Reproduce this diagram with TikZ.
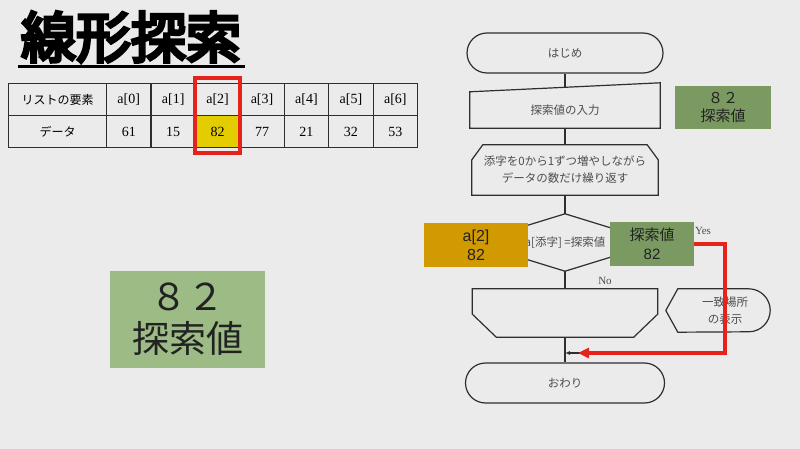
\documentclass[tikz,border=0pt]{standalone}
\usepackage{fontspec}
\setmainfont{Liberation Serif}
\setsansfont{Liberation Sans}
\newfontfamily\jp{Noto Sans CJK JP}
\newfontfamily\jpheavy[FakeBold=6]{Noto Sans CJK JP}
\usetikzlibrary{positioning,arrows.meta}
\definecolor{bg}{HTML}{EBEBEB}
\definecolor{paleGreen}{HTML}{9CBB85}
\definecolor{midGreen}{HTML}{7A9A62}
\definecolor{gold}{HTML}{D19A00}
\definecolor{cellYellow}{HTML}{E3CD00}
\definecolor{hiRed}{HTML}{E5231B}
\definecolor{flowDark}{HTML}{2E2E2E}
\definecolor{flowGray}{HTML}{4D4D4D}
\definecolor{textDark}{HTML}{222222}
\tikzstyle{cell} = [draw=flowDark, line width=1.1pt, rectangle, anchor=north west, minimum height=32pt, inner sep=0pt]
\tikzstyle{flowline} = [draw=flowDark, line width=1.2pt]
\tikzstyle{flowtext} = [rectangle, inner sep=0pt, text=flowGray, font=\jp\fontsize{11.5}{17}\selectfont, align=center]
\tikzstyle{terminal} = [flowtext, draw=flowDark, line width=1.2pt, rounded corners=20pt, minimum height=40pt]
\tikzstyle{tagbox} = [rectangle, inner sep=0pt, align=center, text=textDark]
\tikzstyle{label} = [text=flowGray, font=\fontsize{11}{13}\selectfont]

\begin{document}
\begin{tikzpicture}[x=1pt, y=-1pt, >=latex]
\fill [bg] (0,0) rectangle (800,449);
\useasboundingbox (0,0) rectangle (800,449);

% title
\node [font=\jpheavy\fontsize{55}{55}\selectfont, text=black] (title) at (131,37) {線形探索};
\draw [line width=3pt] (18,67) -- (245,67);

% table
\node [cell, minimum width=98pt, font=\jp\fontsize{12}{14}\selectfont] (head) at (8,83) {リストの要素};
\node [cell, minimum width=98pt, font=\jp\fontsize{12}{14}\selectfont] (datahead) at (8,115) {データ};
\foreach \i/\v/\c in {0/61/none,1/15/none,2/82/cellYellow,3/77/none,4/21/none,5/32/none,6/53/none}{
  \node [cell, minimum width=44.4pt, font=\fontsize{14}{16}\selectfont] (idx\i) at (106+\i*44.43,83) {a[\i]};
  \node [cell, minimum width=44.4pt, fill=\c, font=\fontsize{14}{16}\selectfont] (val\i) at (106+\i*44.43,115) {\v};
}
\draw [hiRed, line width=4pt] ([yshift=5pt]idx2.north west) rectangle ([yshift=-5pt]val2.south east);

\node [tagbox, fill=paleGreen, minimum width=155pt, minimum height=97pt, font=\jp\fontsize{37}{42}\selectfont] (bigkey) at (187.5,319.5) {８２\\探索値};

% flowchart
\node [terminal, minimum width=196pt] (start) at (565,53) {はじめ};
\node [flowtext, minimum width=190pt, minimum height=36pt] (input) at (565,110) {探索値の入力};
\draw [flowline] (input.south west) -- (input.south east) -- ([yshift=9pt]input.north east) -- (input.north west) -- cycle;
\node [flowtext, minimum width=186pt, minimum height=50pt] (loopA) at (565,170) {添字を0から1ずつ増やしながら\\データの数だけ繰り返す};
\draw [flowline] ([yshift=-15pt]loopA.north west) -- ([xshift=11pt]loopA.north west) -- ([xshift=-11pt]loopA.north east) -- ([yshift=-15pt]loopA.north east) -- (loopA.south east) -- (loopA.south west) -- cycle;
\node [flowtext, minimum width=186pt, minimum height=57pt] (test) at (565,242.5) {a[添字] =探索値};
\draw [flowline] (test.north) -- (test.east) -- (test.south) -- (test.west) -- cycle;
\node [flowtext, minimum width=185pt, minimum height=48pt] (loopB) at (565,313) {};
\draw [flowline] (loopB.north west) -- (loopB.north east) -- ([yshift=23pt]loopB.south east) -- ([xshift=-24pt]loopB.south east) -- ([xshift=24pt]loopB.south west) -- ([yshift=23pt]loopB.south west) -- cycle;
\node [terminal, minimum width=199pt] (stop) at (565,383) {おわり};
\node [flowtext, minimum width=104pt, minimum height=43pt] (show) at (718,310.5) {\hspace*{14pt}一致場所\\\hspace*{14pt}の表示};
\draw [flowline] (show.west) -- ([xshift=12pt]show.north west) -- ([xshift=-21.5pt]show.north east) arc (90:-90:21.5pt) -- ([xshift=12pt]show.south west) -- cycle;
\coordinate (join) at (565,353);

\draw [flowline, shorten >=4pt] (start) -- (input);
\draw [flowline] (input) -- (loopA);
\draw [flowline] (loopA) -- (test.north);
\draw [flowline] (test.south) -- (loopB);
\draw [flowline] (loopB) -- (stop);
\draw [flowline, -{Latex[length=5pt,width=4pt]}] ([xshift=7pt]show.south) |- (join);

\node [label, font=\fontsize{11}{13}\selectfont] (yes) at (703,231) {Yes};
\node [label, font=\fontsize{11}{13}\selectfont] (no) at (605,281) {No};

% value boxes
\node [tagbox, fill=gold, minimum width=104pt, minimum height=44pt, font=\sffamily\fontsize{16}{19}\selectfont] (found) at (476,245) {a[2]\\82};
\node [tagbox, fill=midGreen, minimum width=84pt, minimum height=44pt, font=\jp\fontsize{15}{19}\selectfont] (key) at (652,244) {探索値\\{\sffamily 82}};
\node [tagbox, fill=midGreen, minimum width=96pt, minimum height=43pt, font=\jp\fontsize{15}{18}\selectfont] (keyIn) at (723,107.5) {８２\\探索値};

\coordinate (bend) at (725,353);
\draw [hiRed, line width=3.5pt, -{Triangle[length=11pt,width=10pt]}] (key.east) -| (bend) -- ([xshift=13pt]join);
\end{tikzpicture}
\end{document}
++++
→ **WHAT THE TASK REQUIRES**
Please write out all the data again word for word, but not the pictures.

→ **ANSWER TO THE TASK**
Reproduce this diagram with TikZ.
\documentclass[tikz,border=0pt]{standalone}
\usepackage{fontspec}
\setmainfont{Liberation Serif}
\setsansfont{Liberation Sans}
\newfontfamily\jp{Noto Sans CJK JP}
\newfontfamily\jpheavy[FakeBold=6]{Noto Sans CJK JP}
\usetikzlibrary{positioning,arrows.meta}
\definecolor{bg}{HTML}{EBEBEB}
\definecolor{paleGreen}{HTML}{9CBB85}
\definecolor{midGreen}{HTML}{7A9A62}
\definecolor{gold}{HTML}{D19A00}
\definecolor{cellYellow}{HTML}{E3CD00}
\definecolor{hiRed}{HTML}{E5231B}
\definecolor{flowDark}{HTML}{2E2E2E}
\definecolor{flowGray}{HTML}{4D4D4D}
\definecolor{textDark}{HTML}{222222}
\tikzstyle{cell} = [draw=flowDark, line width=1.1pt, rectangle, anchor=north west, minimum height=32pt, inner sep=0pt]
\tikzstyle{flowline} = [draw=flowDark, line width=1.2pt]
\tikzstyle{flowtext} = [rectangle, inner sep=0pt, text=flowGray, font=\jp\fontsize{11.5}{17}\selectfont, align=center]
\tikzstyle{terminal} = [flowtext, draw=flowDark, line width=1.2pt, rounded corners=20pt, minimum height=40pt]
\tikzstyle{tagbox} = [rectangle, inner sep=0pt, align=center, text=textDark]
\tikzstyle{label} = [text=flowGray, font=\fontsize{11}{13}\selectfont]

\begin{document}
\begin{tikzpicture}[x=1pt, y=-1pt, >=latex]
\fill [bg] (0,0) rectangle (800,449);
\useasboundingbox (0,0) rectangle (800,449);

% title
\node [font=\jpheavy\fontsize{55}{55}\selectfont, text=black] (title) at (131,37) {線形探索};
\draw [line width=3pt] (18,67) -- (245,67);

% table
\node [cell, minimum width=98pt, font=\jp\fontsize{12}{14}\selectfont] (head) at (8,83) {リストの要素};
\node [cell, minimum width=98pt, font=\jp\fontsize{12}{14}\selectfont] (datahead) at (8,115) {データ};
\foreach \i/\v/\c in {0/61/none,1/15/none,2/82/cellYellow,3/77/none,4/21/none,5/32/none,6/53/none}{
  \node [cell, minimum width=44.4pt, font=\fontsize{14}{16}\selectfont] (idx\i) at (106+\i*44.43,83) {a[\i]};
  \node [cell, minimum width=44.4pt, fill=\c, font=\fontsize{14}{16}\selectfont] (val\i) at (106+\i*44.43,115) {\v};
}
\draw [hiRed, line width=4pt] ([yshift=5pt]idx2.north west) rectangle ([yshift=-5pt]val2.south east);

\node [tagbox, fill=paleGreen, minimum width=155pt, minimum height=97pt, font=\jp\fontsize{37}{42}\selectfont] (bigkey) at (187.5,319.5) {８２\\探索値};

% flowchart
\node [terminal, minimum width=196pt] (start) at (565,53) {はじめ};
\node [flowtext, minimum width=190pt, minimum height=36pt] (input) at (565,110) {探索値の入力};
\draw [flowline] (input.south west) -- (input.south east) -- ([yshift=9pt]input.north east) -- (input.north west) -- cycle;
\node [flowtext, minimum width=186pt, minimum height=50pt] (loopA) at (565,170) {添字を0から1ずつ増やしながら\\データの数だけ繰り返す};
\draw [flowline] ([yshift=-15pt]loopA.north west) -- ([xshift=11pt]loopA.north west) -- ([xshift=-11pt]loopA.north east) -- ([yshift=-15pt]loopA.north east) -- (loopA.south east) -- (loopA.south west) -- cycle;
\node [flowtext, minimum width=186pt, minimum height=57pt] (test) at (565,242.5) {a[添字] =探索値};
\draw [flowline] (test.north) -- (test.east) -- (test.south) -- (test.west) -- cycle;
\node [flowtext, minimum width=185pt, minimum height=48pt] (loopB) at (565,313) {};
\draw [flowline] (loopB.north west) -- (loopB.north east) -- ([yshift=23pt]loopB.south east) -- ([xshift=-24pt]loopB.south east) -- ([xshift=24pt]loopB.south west) -- ([yshift=23pt]loopB.south west) -- cycle;
\node [terminal, minimum width=199pt] (stop) at (565,383) {おわり};
\node [flowtext, minimum width=104pt, minimum height=43pt] (show) at (718,310.5) {\hspace*{14pt}一致場所\\\hspace*{14pt}の表示};
\draw [flowline] (show.west) -- ([xshift=12pt]show.north west) -- ([xshift=-21.5pt]show.north east) arc (90:-90:21.5pt) -- ([xshift=12pt]show.south west) -- cycle;
\coordinate (join) at (565,353);

\draw [flowline, shorten >=4pt] (start) -- (input);
\draw [flowline] (input) -- (loopA);
\draw [flowline] (loopA) -- (test.north);
\draw [flowline] (test.south) -- (loopB);
\draw [flowline] (loopB) -- (stop);
\draw [flowline, -{Latex[length=5pt,width=4pt]}] ([xshift=7pt]show.south) |- (join);

\node [label, font=\fontsize{11}{13}\selectfont] (yes) at (703,231) {Yes};
\node [label, font=\fontsize{11}{13}\selectfont] (no) at (605,281) {No};

% value boxes
\node [tagbox, fill=gold, minimum width=104pt, minimum height=44pt, font=\sffamily\fontsize{16}{19}\selectfont] (found) at (476,245) {a[2]\\82};
\node [tagbox, fill=midGreen, minimum width=84pt, minimum height=44pt, font=\jp\fontsize{15}{19}\selectfont] (key) at (652,244) {探索値\\{\sffamily 82}};
\node [tagbox, fill=midGreen, minimum width=96pt, minimum height=43pt, font=\jp\fontsize{15}{18}\selectfont] (keyIn) at (723,107.5) {８２\\探索値};

\coordinate (bend) at (725,353);
\draw [hiRed, line width=3.5pt, -{Triangle[length=11pt,width=10pt]}] (key.east) -| (bend) -- ([xshift=13pt]join);
\end{tikzpicture}
\end{document}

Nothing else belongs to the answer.